In this project I will investigate the exponential distribution in R and compare it with the Central Limit Theorem. I simulate the exponential distribution with rexp(n, lambda) where lambda is the rate parameter.
The theoritical mean and standard deviation for an exponential distibutin are equal that is 1/lambda.
The mean of exponential distribution is 1/lambda and the standard deviation is also 1/lambda.
For this project I Set lambda = 0.2 for all of the simulations. I investigate the distribution of averages of 40 exponentials for a thousand simulations.
Here we aim to :

Variable Definations

Here we define variable that will remain constant for this project.

lambda <- 0.2

Theoritical_sd = Theoritical_mean <- 1 / lambda

sim_num <- 1000 # Number of simulations

sample_size <- 40 # Number of exponential in a sample(each simulation)

set.seed(10)

# Generate 40000 values with an exponential distribution
exp_dist <- rexp(sim_num * sample_size, lambda) 
  1. Show the sample mean and compare it to the theoretical mean of the distribution.
    To show this we will start by calculating means from the simulated data.
    At the end we should show simulated means concentrate around the theoritical mean which is 5
exp_distmeans <- apply(matrix(exp_dist, sim_num), 1, mean)

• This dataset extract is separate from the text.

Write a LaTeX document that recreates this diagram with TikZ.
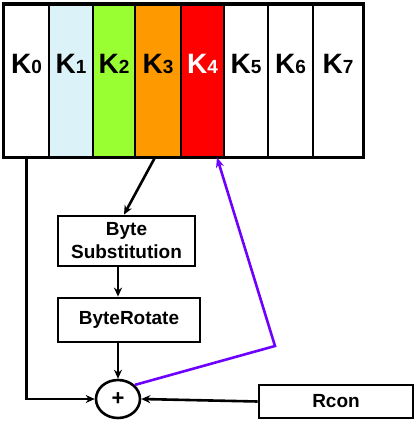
\documentclass[tikz,border=0pt]{standalone}
\usepackage{fontspec}
\setmainfont{Liberation Sans}
\usetikzlibrary{arrows.meta,shapes.geometric,calc}
\definecolor{kone}{RGB}{218,242,248}
\definecolor{ktwo}{RGB}{153,255,51}
\definecolor{kthree}{RGB}{255,153,0}
\definecolor{kfour}{RGB}{255,0,0}
\definecolor{fbpurple}{RGB}{110,0,255}
\newcommand{\kl}[1]{{\fontsize{28}{28}\selectfont K}{\fontsize{19}{19}\selectfont #1}}
\begin{document}
\begin{tikzpicture}[x=1pt,y=-1pt,
  cell/.style={draw=black,line width=1.4pt,minimum height=152pt,inner sep=0pt,
    text height=20pt,text depth=34pt,font=\bfseries,anchor=north},
  opbox/.style={draw=black,line width=2.8pt,fill=white,inner sep=0pt,align=center,
    font=\fontsize{19}{23}\selectfont\bfseries},
  conn/.style={line width=2.6pt,-{Stealth[length=9pt,width=8pt]}},
  fb/.style={line width=2.6pt,draw=fbpurple,-{Stealth[length=10pt,width=8pt]}}]
\useasboundingbox (0,0) rectangle (416,421);
\node[cell,minimum width=45pt,fill=white] (k0) at (26.5,4) {\kl{0}};
\node[cell,minimum width=44pt,fill=kone] (k1) at (71,4) {\kl{1}};
\node[cell,minimum width=42pt,fill=ktwo] (k2) at (114,4) {\kl{2}};
\node[cell,minimum width=46pt,fill=kthree] (k3) at (158,4) {\kl{3}};
\node[cell,minimum width=43pt,fill=kfour,text=white] (k4) at (202.5,4) {\kl{4}};
\node[cell,minimum width=44pt,fill=white] (k5) at (246,4) {\kl{5}};
\node[cell,minimum width=45pt,fill=white] (k6) at (290.5,4) {\kl{6}};
\node[cell,minimum width=50pt,fill=white] (k7) at (338,4) {\kl{7}};
\draw[line width=3.2pt] (k0.north west) rectangle (k7.south east);
\node[opbox,minimum width=137pt,minimum height=50pt] (bsub) at (126.5,241) {Byte\\Substitution};
\node[opbox,minimum width=142pt,minimum height=44pt] (brot) at (129,320) {ByteRotate};
\node[opbox,minimum width=154pt,minimum height=33pt] (rcon) at (336,401.5) {Rcon};
\node[draw=black,line width=2.6pt,ellipse,minimum width=44pt,minimum height=38pt,inner sep=0pt,
  font=\fontsize{22}{22}\selectfont\bfseries] (plus) at (118,399) {+};
\coordinate (bend) at (275,346);
\coordinate (k4in) at ($(k4.south)+(14.5,0)$);
\coordinate (k3out) at ($(k3.south)+(-3,0)$);
\draw[conn] (k3out) -- ($(bsub.north)+(-2.5,0)$);
\draw[conn] (plus |- bsub.south) -- (plus |- brot.north);
\draw[conn] (plus |- brot.south) -- (plus.north);
\draw[conn] (k0.south) |- (plus.west);
\draw[conn] (rcon.west) -- (plus.east);
\draw[fb] (plus.40) -- (bend) -- (k4in);
\end{tikzpicture}
\end{document}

simulated_mean <- mean(exp_distmeans)

hist(exp_distmeans, main = "Distribution For Simulated means", xlab = "Sample Means", col = "pink")

abline(v = Theoritical_mean, col = "red")

abline(v = simulated_mean, col = "green")

From the plot the vertical red line represents the theoritical mean for an expontial distribution while green line represent the simulated mean.From this we can conculude that the simulated mean estimate the theoritical mean.

  1. Show how variable the sample is (via variance) and compare it to the theoretical variance of the distribution.
    Here we begin by calculating the theoritical mean with the formula s/sqrt(n) where s is the standard deviation and n is the sample size.
Theoritical_se <- Theoritical_sd / sqrt(40) # Standard Error 

Theoritical_var <- Theoritical_se^2 # The theoritical variance

simulated_sd <- sd(exp_distmeans) # sample distribution standard error

simulated_var <- simulated_sd^2

The sample standard deviation is 0.80881 while the theoritical sd is 0.7905694.
The sample variance is 0.6541736 while the theoritical variance is 0.625.From this we can conculude that the simulated sample variance estimate the theoritical variance.

  1. Show that the distribution is approximately normal.
    Here we concentrate on The central limit theorem (CLT) a statistical theory that states that given a sufficiently large sample size from a population with a finite level of variance, the mean of all samples from the same population will be approximately equal to the mean of the population. Furthermore, all of the samples will follow an approximate normal distribution pattern, with all variances being approximately equal to the variance of the population divided by each sample’s size. #### q-q plot
qqnorm(exp_distmeans)
qqline(exp_distmeans)

The qq-plot suggest normality in the distribution of the simulated sample means.

hist(exp_distmeans, main = "Distributions Normality", probability = TRUE,
     
     breaks = 20, xlab = "")

# Density for the sample means
lines(density(exp_distmeans), col = "red") 

# Theoretical density of the averages of samples
xfit <- seq(min(exp_distmeans), max(exp_distmeans), length = 200)

yfit <- dnorm(xfit, mean = Theoritical_mean, sd = Theoritical_sd/sqrt(sample_size))

lines(xfit, yfit, pch=22, col="green", lty=2)

From this the green line is theoritical normal distribution while the red line is the distribution from the simulated samples and seem to estimate the normal distribution.
This plots makes us conclude that the simulated distribution is approximately normal.